To get you started, I've scored a few early entries to the canon.

 

“Next Year Is This Year, Long-suffering Cubs Fans Proclaim”

Andrew Ryan, Boston Globe

Ryan heroically avoids mentioning either the Billy Goat or Steve Bartman, but instead he goes for some deep cuts, including opening with a 89-year-old Cubs fan and a passing reference to the bleacher bums of yore. (With bleacher tickets topping out at $65, it’s been more than 30 years since the bleachers have been a halcyon refuge for the lazy and unemployed.)

Overall grade: C+

 
 

“The Most Pleasing Campaign of 2016”

David Axelrod, The New Yorker

It was the fourth paragraph of this essay that inspired this silly endeavor. In it, Axelrod covers all the bases: the 108-year drought, the tiresome tale of Billy Sianis’s goat, and our poor, misunderstood friend in Aisle 4, Row 8. Happily enough, Axe recovers and takes us on a detailed journey through the the past few years of rebuilding. Even foul-weather fans will learn a few things here.

Overall grade: B+

 
 

“Chicago Cubs and the Last Days of Old, Weird Wrigleyville”

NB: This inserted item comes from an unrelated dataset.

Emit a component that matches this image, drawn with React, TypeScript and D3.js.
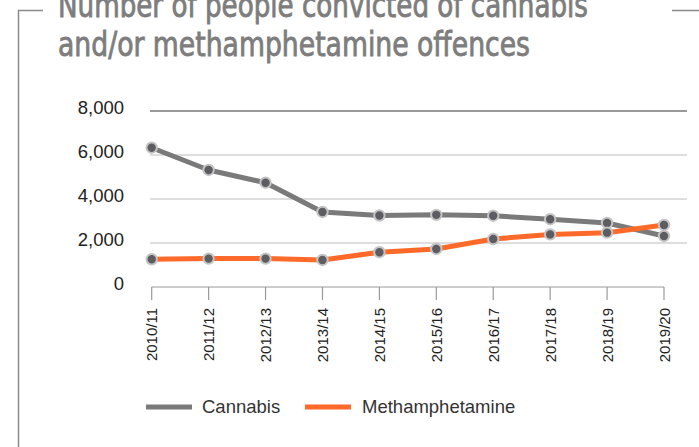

Jason Diamond, Rolling Stone

We have a bingo! Rolling Stone touches them all, from curse to Caray to Bartman as easily as Tinker to Evers to Chance. And yet, this is one of the most satisfying and original Cubs-related things I've read all season. Despite making so many of the obligatory references, Diamond faithfully evokes the Wrigleyville of an underrated era, that of the '80s and '90s. Anyone who has ever lined up for a show at Metro or bought boots from Belmont Army Surplus will appreciate his memorial for a once colorful and quirky neighborhood now overtaken by yoga studios, Big Ten bars, and luxury condos.